Did anyone else watch the ITV drama, Titanic? Anyone else find it amazingly well-written and unbearably sad?
Written by Julian Fellows, I watched it mostly for this reason, having loved the first series of Downton Abbey. Of course, some of the emotional pull of the four-part series was the knowledge that it was a real-life tragedy. However, that shouldn't take anything away from Julian Fellows - it was astonishingly well-crafted drama. I've never thought about writing for stage or screen before, but now I just want to be like him!
Each of the first three episodes started just before the Titanic set sail and followed a couple of different people and families up to the point where all the lifeboats had been launched. Throughout each however, we saw snapshots of the people we meet in the other episodes, with all the storylines dovetailing together so beautifully. The final episode covered the moment the iceberg hit, to the moment the survivors saw the lights of the ship that rescued them. It was heartbreaking. Finding out which of the characters you've been following survive and which don't make it hit me harder than any other drama I've ever watched.If you haven't watched it then go to ITV player at once and do it, for me. Just incredible.
The real key to the beauty of it was the characterisation. I consider the characters of Snape in the Harry Potter series and Sydney Carton in A Tale of Two Cities, to be the best examples of characterisation I've ever read. But now I'm adding these characters to my list. None of the main characters was two-dimensional; they were all heroes and cowards, hopeful and despairing, good and bad. For example, one of the men is an adulterer, but also one of the few first class passengers that tried to help the third class women and children on to the lifeboats. He is a fallible hero and I loved him a little bit. Just like I loved the hot-headed father who loved his children so much but was helpless at the mercy of the Atlantic, and the arguing couple who realised how much they needed each other just in time, before... well, I'll let you find out. This is how your build characters folks. A absolute masterclass.

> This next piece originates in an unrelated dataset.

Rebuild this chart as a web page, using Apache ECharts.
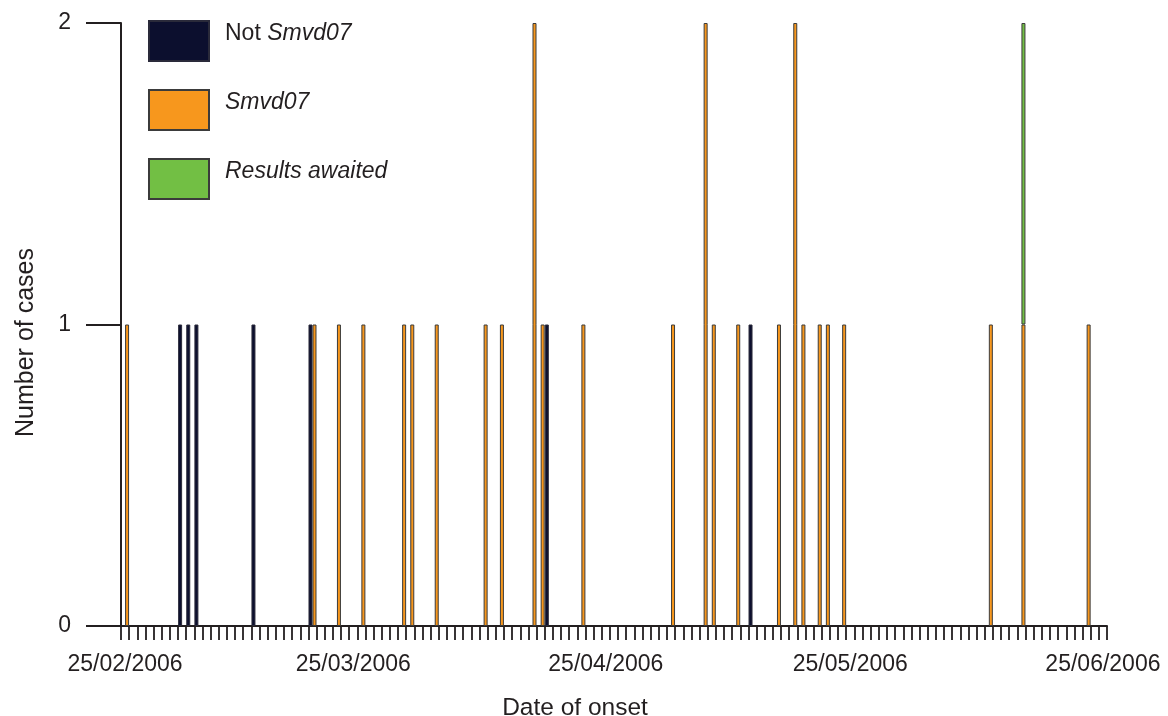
<!DOCTYPE html>
<html>
<head>
<meta charset="utf-8">
<style>
  html, body { margin: 0; padding: 0; background: #ffffff; }
  #chart { width: 1168px; height: 716px; }
</style>
<script src="https://cdn.jsdelivr.net/npm/echarts@6/dist/echarts.min.js"></script>
</head>
<body>
<div id="chart"></div>
<script>
// ---- Data ----
// Daily date axis: 25/02/2006 .. 25/06/2006
const axisStart = [2006, 1, 25];   // year, monthIndex, day
const axisDays = 121;
// dates that carry a tick label
const labelledDates = ['25/02/2006', '25/03/2006', '25/04/2006', '25/05/2006', '25/06/2006'];
const yTicks = [0, 1, 2];

// cases per date of onset
const notSmvd07 = [
  ['04/03/2006', 1], ['05/03/2006', 1], ['06/03/2006', 1], ['13/03/2006', 1],
  ['20/03/2006', 1], ['18/04/2006', 1], ['13/05/2006', 1]
];
const smvd07 = [
  ['25/02/2006', 1], ['20/03/2006', 1], ['23/03/2006', 1], ['26/03/2006', 1],
  ['31/03/2006', 1], ['01/04/2006', 1], ['04/04/2006', 1], ['10/04/2006', 1],
  ['12/04/2006', 1], ['16/04/2006', 2], ['17/04/2006', 1], ['22/04/2006', 1],
  ['03/05/2006', 1], ['07/05/2006', 2], ['08/05/2006', 1], ['11/05/2006', 1],
  ['16/05/2006', 1], ['18/05/2006', 2], ['19/05/2006', 1], ['21/05/2006', 1],
  ['22/05/2006', 1], ['24/05/2006', 1], ['11/06/2006', 1], ['15/06/2006', 1],
  ['23/06/2006', 1]
];
const resultsAwaited = [
  ['15/06/2006', 1]
];

// ---- Build categories (calendar days) ----
function fmt(d) {
  const dd = String(d.getDate()).padStart(2, '0');
  const mm = String(d.getMonth() + 1).padStart(2, '0');
  return dd + '/' + mm + '/' + d.getFullYear();
}
const categories = [];
for (let i = 0; i < axisDays; i++) {
  categories.push(fmt(new Date(axisStart[0], axisStart[1], axisStart[2] + i)));
}
const labelIdx = labelledDates.map(d => categories.indexOf(d));

const TXT = '#231f20';
const FONT = 'Liberation Sans, Arial, sans-serif';
const BORDER = '#3b3b3b';

const chart = echarts.init(document.getElementById('chart'), null, { renderer: 'canvas' });
chart.setOption({
  animation: false,
  backgroundColor: '#ffffff',
  textStyle: { fontFamily: FONT, color: TXT },
  grid: { left: 121, right: 61, top: 23, bottom: 90, containLabel: false, outerBoundsMode: 'none' },
  legend: {
    orient: 'vertical',
    left: 148,
    top: 20,
    padding: 0,
    itemWidth: 60,
    itemHeight: 40,
    itemGap: 27,
    icon: 'rect',
    selectedMode: false,
    data: ['Not Smvd07', 'Smvd07', 'Results awaited'],
    formatter: function (name) {
      if (name === 'Not Smvd07') return '{n|Not }{i|Smvd07}';
      return '{i|' + name + '}';
    },
    textStyle: {
      fontFamily: FONT,
      fontSize: 23,
      color: TXT,
      padding: [0, 0, 14, 11],
      rich: {
        n: { fontFamily: FONT, fontSize: 23, color: TXT, fontStyle: 'normal' },
        i: { fontFamily: FONT, fontSize: 23, color: TXT, fontStyle: 'italic' }
      }
    }
  },
  xAxis: {
    type: 'category',
    data: categories,
    boundaryGap: true,
    axisLine: { show: true, lineStyle: { color: TXT, width: 2 } },
    axisTick: { show: true, interval: 0, length: 14, lineStyle: { color: TXT, width: 1.8 } },
    axisLabel: {
      interval: function (index) { return labelIdx.indexOf(index) !== -1; },
      margin: 27,
      fontSize: 23,
      fontFamily: FONT,
      color: TXT
    },
    splitLine: { show: false },
    name: 'Date of onset',
    nameLocation: 'middle',
    nameGap: 70,
    nameTextStyle: { fontSize: 24.5, fontFamily: FONT, color: TXT, padding: [0, 78, 0, 0] }
  },
  yAxis: {
    type: 'value',
    min: yTicks[0],
    max: yTicks[yTicks.length - 1],
    interval: 1,
    axisLine: { show: true, lineStyle: { color: TXT, width: 2 } },
    axisTick: { show: true, length: 35, lineStyle: { color: TXT, width: 2 } },
    axisLabel: { margin: 50, fontSize: 23, fontFamily: FONT, color: TXT },
    splitLine: { show: false },
    name: 'Number of cases',
    nameLocation: 'middle',
    nameRotate: 90,
    nameGap: 82,
    nameTextStyle: { fontSize: 25, fontFamily: FONT, color: TXT, padding: [0, 36, 0, 0] }
  },
  series: [
    {
      name: 'Not Smvd07',
      type: 'bar',
      stack: 'other',
      barWidth: 4,
      barGap: '0%',
      data: notSmvd07,
      itemStyle: { color: '#0c0f2e', borderColor: '#2a2a3a', borderWidth: 1 }
    },
    {
      name: 'Smvd07',
      type: 'bar',
      stack: 'smvd',
      barWidth: 4,
      barGap: '0%',
      data: smvd07,
      itemStyle: { color: '#f7971d', borderColor: BORDER, borderWidth: 1 }
    },
    {
      name: 'Results awaited',
      type: 'bar',
      stack: 'smvd',
      barWidth: 4,
      barGap: '0%',
      data: resultsAwaited,
      itemStyle: { color: '#72bf44', borderColor: BORDER, borderWidth: 1 }
    }
  ]
});
</script>
</body>
</html>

The thought of what happened 100 years ago is horrifying, isn't it? The panic and confusion of knowing the ship you're on is sinking into icy water in the middle of a dark ocean; the horror of women safe in the lifeboats watching and hearing 1500 people drowning, including the husbands they'd been forced to leave behind; the fear and gallantry of the men who saved others, knowing that they would die... I'm not really a crying type of person, but this really got me. I think it's the gallantry - bravery always chokes me up. I was recently reading about HMS Birkenhead (the first recorded use of what became known as the Birkenhead Drill - "Women and children first!") and found myself with something in my eye. The men on the HMS Birkenhead, chose to stay on the deck of their sinking ship, in shark-infested water, and die rather than swim out the lifeboats as they'd been given permission to do, in order not to risk capsizing the boats full of women and children. And it's stories like that that sometimes gets me wondering, who needs fiction anyway? Real life is sometimes enough.